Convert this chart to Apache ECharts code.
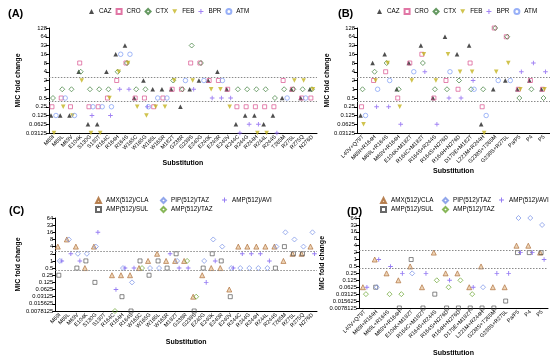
========================================================================
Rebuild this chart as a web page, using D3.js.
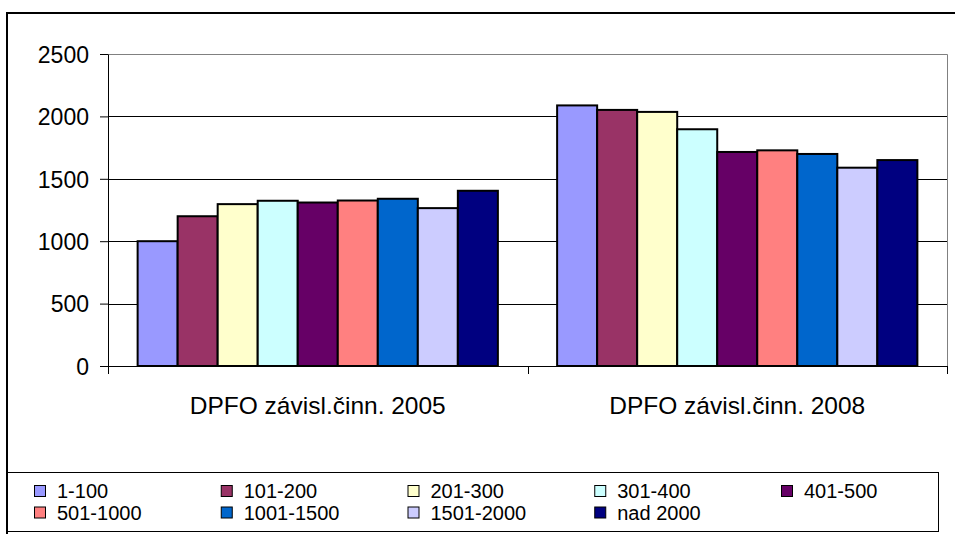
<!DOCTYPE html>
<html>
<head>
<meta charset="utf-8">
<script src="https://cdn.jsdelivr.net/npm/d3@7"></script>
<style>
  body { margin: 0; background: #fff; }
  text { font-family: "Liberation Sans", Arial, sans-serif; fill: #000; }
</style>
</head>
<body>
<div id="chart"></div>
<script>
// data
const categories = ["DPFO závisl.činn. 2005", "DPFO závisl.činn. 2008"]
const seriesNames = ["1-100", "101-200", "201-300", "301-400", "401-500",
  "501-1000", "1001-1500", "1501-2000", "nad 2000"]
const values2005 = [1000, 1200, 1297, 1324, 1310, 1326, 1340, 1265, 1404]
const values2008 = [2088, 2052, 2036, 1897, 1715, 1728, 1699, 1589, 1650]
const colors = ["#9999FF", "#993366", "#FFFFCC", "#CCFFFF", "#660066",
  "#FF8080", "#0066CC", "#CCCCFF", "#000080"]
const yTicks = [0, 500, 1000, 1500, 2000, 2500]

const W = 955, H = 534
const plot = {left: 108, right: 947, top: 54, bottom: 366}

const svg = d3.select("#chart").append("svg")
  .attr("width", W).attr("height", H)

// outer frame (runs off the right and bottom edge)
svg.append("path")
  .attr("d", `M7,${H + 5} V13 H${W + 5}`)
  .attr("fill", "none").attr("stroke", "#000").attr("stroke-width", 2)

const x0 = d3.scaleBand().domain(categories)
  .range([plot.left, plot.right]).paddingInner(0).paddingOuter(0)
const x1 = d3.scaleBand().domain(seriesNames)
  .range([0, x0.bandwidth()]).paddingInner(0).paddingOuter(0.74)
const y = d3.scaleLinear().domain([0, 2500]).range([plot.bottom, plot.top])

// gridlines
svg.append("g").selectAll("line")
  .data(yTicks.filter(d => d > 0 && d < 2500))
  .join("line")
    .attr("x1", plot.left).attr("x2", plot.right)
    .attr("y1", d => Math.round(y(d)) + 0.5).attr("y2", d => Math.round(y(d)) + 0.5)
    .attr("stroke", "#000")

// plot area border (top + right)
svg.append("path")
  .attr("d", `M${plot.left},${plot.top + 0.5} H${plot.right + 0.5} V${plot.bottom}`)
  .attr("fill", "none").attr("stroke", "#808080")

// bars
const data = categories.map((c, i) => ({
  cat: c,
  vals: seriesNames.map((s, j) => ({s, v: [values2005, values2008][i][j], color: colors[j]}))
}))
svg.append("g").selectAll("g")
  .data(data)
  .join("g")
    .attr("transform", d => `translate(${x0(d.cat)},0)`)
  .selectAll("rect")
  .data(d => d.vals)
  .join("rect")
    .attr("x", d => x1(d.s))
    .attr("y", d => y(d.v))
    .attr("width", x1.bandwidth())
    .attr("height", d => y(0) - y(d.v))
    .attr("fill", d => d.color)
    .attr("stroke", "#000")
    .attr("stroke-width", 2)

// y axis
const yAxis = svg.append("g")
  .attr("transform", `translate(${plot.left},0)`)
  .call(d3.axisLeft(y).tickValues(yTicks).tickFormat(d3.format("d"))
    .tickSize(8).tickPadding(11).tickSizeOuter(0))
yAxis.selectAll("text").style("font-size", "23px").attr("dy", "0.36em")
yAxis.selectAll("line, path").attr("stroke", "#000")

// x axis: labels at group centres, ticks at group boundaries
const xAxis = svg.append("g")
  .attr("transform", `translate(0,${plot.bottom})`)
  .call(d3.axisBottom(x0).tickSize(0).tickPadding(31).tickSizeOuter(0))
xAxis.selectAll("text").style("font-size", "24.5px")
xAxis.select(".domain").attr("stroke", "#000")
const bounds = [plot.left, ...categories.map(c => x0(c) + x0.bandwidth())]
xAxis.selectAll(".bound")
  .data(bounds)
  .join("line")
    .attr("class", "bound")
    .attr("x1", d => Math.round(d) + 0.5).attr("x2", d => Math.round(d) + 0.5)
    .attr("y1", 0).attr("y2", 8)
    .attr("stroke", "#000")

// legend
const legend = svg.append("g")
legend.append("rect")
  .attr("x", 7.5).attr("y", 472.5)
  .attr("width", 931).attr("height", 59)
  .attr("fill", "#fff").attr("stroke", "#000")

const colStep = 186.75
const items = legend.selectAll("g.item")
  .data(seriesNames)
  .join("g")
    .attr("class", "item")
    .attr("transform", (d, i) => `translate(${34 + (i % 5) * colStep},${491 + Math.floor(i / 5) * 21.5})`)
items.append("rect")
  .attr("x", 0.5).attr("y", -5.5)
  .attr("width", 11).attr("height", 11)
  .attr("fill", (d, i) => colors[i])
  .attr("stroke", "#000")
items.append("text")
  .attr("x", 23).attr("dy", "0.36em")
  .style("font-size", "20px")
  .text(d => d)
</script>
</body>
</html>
========================================================================
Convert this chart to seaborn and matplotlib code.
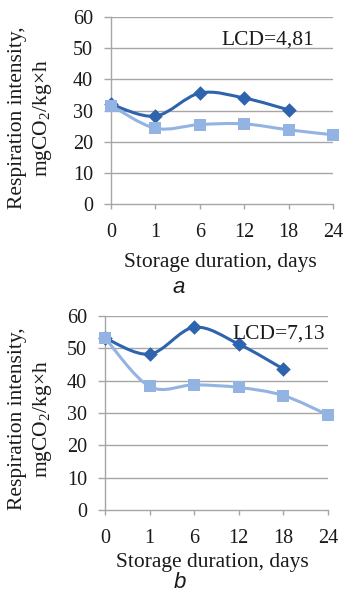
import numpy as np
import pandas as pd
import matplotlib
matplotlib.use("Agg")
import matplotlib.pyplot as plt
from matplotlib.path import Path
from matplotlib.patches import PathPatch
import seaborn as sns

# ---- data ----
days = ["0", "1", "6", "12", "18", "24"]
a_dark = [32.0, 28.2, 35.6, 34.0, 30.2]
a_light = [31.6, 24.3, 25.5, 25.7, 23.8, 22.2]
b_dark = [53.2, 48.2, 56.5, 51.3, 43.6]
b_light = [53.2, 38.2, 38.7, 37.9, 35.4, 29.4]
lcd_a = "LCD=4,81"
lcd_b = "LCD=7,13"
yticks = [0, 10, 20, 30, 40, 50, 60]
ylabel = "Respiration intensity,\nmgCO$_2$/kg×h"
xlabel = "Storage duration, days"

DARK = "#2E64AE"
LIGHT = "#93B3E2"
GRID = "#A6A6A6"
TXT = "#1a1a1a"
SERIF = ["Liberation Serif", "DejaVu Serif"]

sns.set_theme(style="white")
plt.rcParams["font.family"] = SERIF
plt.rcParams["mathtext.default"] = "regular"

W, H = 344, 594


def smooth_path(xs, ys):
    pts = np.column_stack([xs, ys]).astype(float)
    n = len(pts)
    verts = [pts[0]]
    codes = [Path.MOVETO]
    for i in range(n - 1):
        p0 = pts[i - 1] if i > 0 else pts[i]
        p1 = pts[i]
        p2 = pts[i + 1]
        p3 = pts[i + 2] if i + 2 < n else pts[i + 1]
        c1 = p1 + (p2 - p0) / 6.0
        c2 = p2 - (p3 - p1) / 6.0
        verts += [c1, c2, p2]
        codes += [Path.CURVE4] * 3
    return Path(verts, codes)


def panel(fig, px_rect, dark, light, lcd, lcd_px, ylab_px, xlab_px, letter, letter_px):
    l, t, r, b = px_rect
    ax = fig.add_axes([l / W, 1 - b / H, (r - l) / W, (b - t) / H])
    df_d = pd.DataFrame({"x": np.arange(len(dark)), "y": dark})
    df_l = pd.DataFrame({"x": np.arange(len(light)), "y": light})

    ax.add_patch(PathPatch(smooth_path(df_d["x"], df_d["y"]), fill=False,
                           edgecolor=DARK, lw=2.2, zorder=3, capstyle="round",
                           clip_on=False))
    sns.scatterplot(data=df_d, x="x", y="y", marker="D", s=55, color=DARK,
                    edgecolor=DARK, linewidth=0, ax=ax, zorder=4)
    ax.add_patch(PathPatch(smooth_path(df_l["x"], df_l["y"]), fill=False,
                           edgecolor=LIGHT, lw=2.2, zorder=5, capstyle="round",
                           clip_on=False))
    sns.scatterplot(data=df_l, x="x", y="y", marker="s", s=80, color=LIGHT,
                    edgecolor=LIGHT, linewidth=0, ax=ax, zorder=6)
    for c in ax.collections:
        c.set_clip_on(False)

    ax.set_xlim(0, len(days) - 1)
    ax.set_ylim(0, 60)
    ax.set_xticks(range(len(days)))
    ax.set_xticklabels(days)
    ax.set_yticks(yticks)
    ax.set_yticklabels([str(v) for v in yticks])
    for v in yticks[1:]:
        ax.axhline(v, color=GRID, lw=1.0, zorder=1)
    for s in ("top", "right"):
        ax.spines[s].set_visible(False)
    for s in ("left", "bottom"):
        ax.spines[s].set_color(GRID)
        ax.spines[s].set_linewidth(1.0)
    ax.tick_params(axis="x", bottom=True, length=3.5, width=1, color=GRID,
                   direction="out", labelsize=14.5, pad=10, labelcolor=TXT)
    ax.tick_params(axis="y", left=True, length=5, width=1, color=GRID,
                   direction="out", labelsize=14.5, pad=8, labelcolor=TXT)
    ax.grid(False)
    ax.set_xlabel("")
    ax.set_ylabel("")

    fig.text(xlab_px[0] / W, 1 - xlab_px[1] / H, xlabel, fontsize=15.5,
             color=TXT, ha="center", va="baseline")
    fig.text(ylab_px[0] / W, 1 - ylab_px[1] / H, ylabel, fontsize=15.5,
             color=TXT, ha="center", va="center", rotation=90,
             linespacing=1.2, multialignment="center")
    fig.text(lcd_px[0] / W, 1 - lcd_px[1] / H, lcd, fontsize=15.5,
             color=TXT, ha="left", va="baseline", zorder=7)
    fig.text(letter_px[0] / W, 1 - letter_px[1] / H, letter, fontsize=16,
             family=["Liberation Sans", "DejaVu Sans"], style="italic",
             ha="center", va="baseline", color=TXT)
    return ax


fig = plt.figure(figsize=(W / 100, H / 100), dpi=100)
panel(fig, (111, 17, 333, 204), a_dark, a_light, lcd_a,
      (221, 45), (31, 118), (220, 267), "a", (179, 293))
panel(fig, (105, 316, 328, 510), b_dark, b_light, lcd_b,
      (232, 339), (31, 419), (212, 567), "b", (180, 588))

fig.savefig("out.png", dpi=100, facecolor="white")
========================================================================
→ **EXERCISE**: Copy out every line that includes the word "Convert".

→ **WRITTEN SOLUTION**:
Convert this chart to Apache ECharts code.
Convert this chart to seaborn and matplotlib code.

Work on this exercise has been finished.